Task brief> Find how many lines in the data below mention "that". Give the number only.

* * * *

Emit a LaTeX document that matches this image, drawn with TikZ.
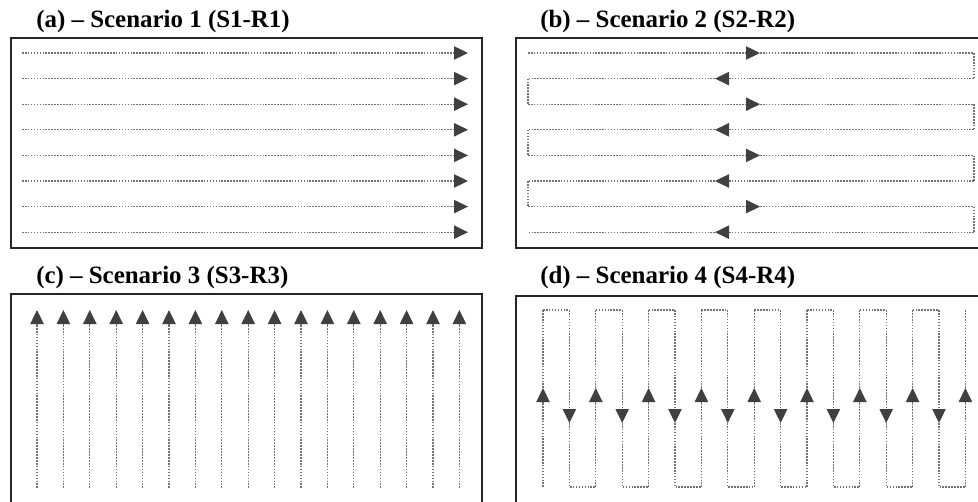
\documentclass[tikz,border=0pt]{standalone}
\usepackage{fontspec}
\setmainfont{Liberation Serif}
\usetikzlibrary{arrows.meta}

\begin{document}
\begin{tikzpicture}[x=0.75pt, y=-0.75pt,
    panel/.style={draw=black!85, line width=1.5pt},
    track/.style={draw=black!55, line width=0.9pt, dash pattern=on 1.2pt off 1pt},
    tip/.style={-{Triangle[length=10.5pt, width=10pt, color=black!75]}},
    title/.style={anchor=base west, inner sep=0pt, font=\fontsize{18.7}{22}\selectfont\bfseries}]
        \useasboundingbox (0,0) rectangle (978,502);
        \clip (0,0) rectangle (978,502);
        % titles
        \node[title] (titleA) at (36,28) {(a) – Scenario 1 (S1-R1)};
        \node[title] (titleB) at (540,28) {(b) – Scenario 2 (S2-R2)};
        \node[title] (titleC) at (36,284) {(c) – Scenario 3 (S3-R3)};
        \node[title] (titleD) at (540,284) {(d) – Scenario 4 (S4-R4)};
        % frames
        \draw[panel] (10.5,38) rectangle (482,248);
        \draw[panel] (516,38) rectangle (1000,248);
        \draw[panel] (10.5,294) rectangle (482,560);
        \draw[panel] (516,296) rectangle (1000,560);
        % (a) parallel rows
        \foreach \r in {0,...,7}
            \draw[track,tip] (22,{53+25.6*\r}) -- (468,{53+25.6*\r});
        % (b) back and forth rows
        \foreach \r in {0,2,4,6} {
            \draw[track,tip] (528,{53+25.6*\r}) -- (760,{53+25.6*\r});
            \draw[track] (760,{53+25.6*\r}) -- (974,{53+25.6*\r}) -- (974,{53+25.6*(\r+1)});
            \draw[track,tip] (974,{53+25.6*(\r+1)}) -- (715,{53+25.6*(\r+1)});
            \draw[track] (715,{53+25.6*(\r+1)}) -- (528,{53+25.6*(\r+1)});
        }
        \foreach \r in {1,3,5}
            \draw[track] (528,{53+25.6*\r}) -- (528,{53+25.6*(\r+1)});
        % (c) parallel columns
        \foreach \c in {0,...,16}
            \draw[track,tip] ({37+26.4*\c},488) -- ({37+26.4*\c},310);
        % (d) up and down columns
        \foreach \c in {0,2,...,16} {
            \draw[track,tip] ({543+26.4*\c},487) -- ({543+26.4*\c},388);
            \draw[track] ({543+26.4*\c},388) -- ({543+26.4*\c},310);
        }
        \foreach \c in {1,3,...,15} {
            \draw[track] ({543+26.4*(\c-1)},310) -- ({543+26.4*\c},310);
            \draw[track,tip] ({543+26.4*\c},310) -- ({543+26.4*\c},423);
            \draw[track] ({543+26.4*\c},423) -- ({543+26.4*\c},487) -- ({543+26.4*(\c+1)},487);
        }
      \end{tikzpicture}
\end{document}
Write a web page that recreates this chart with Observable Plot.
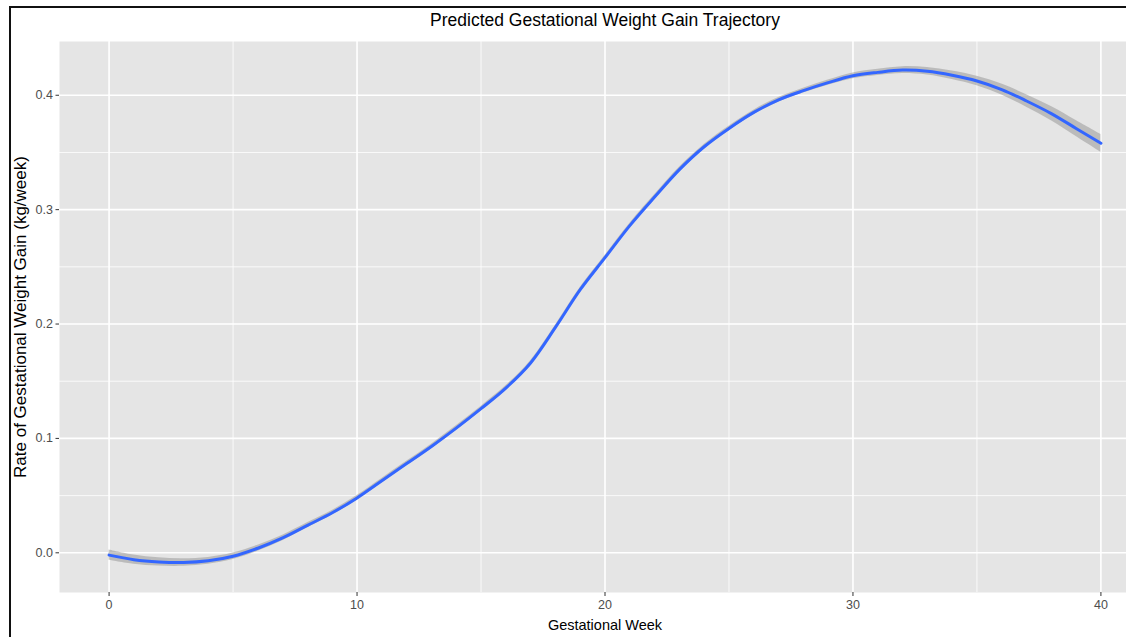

* * * *

Response> 2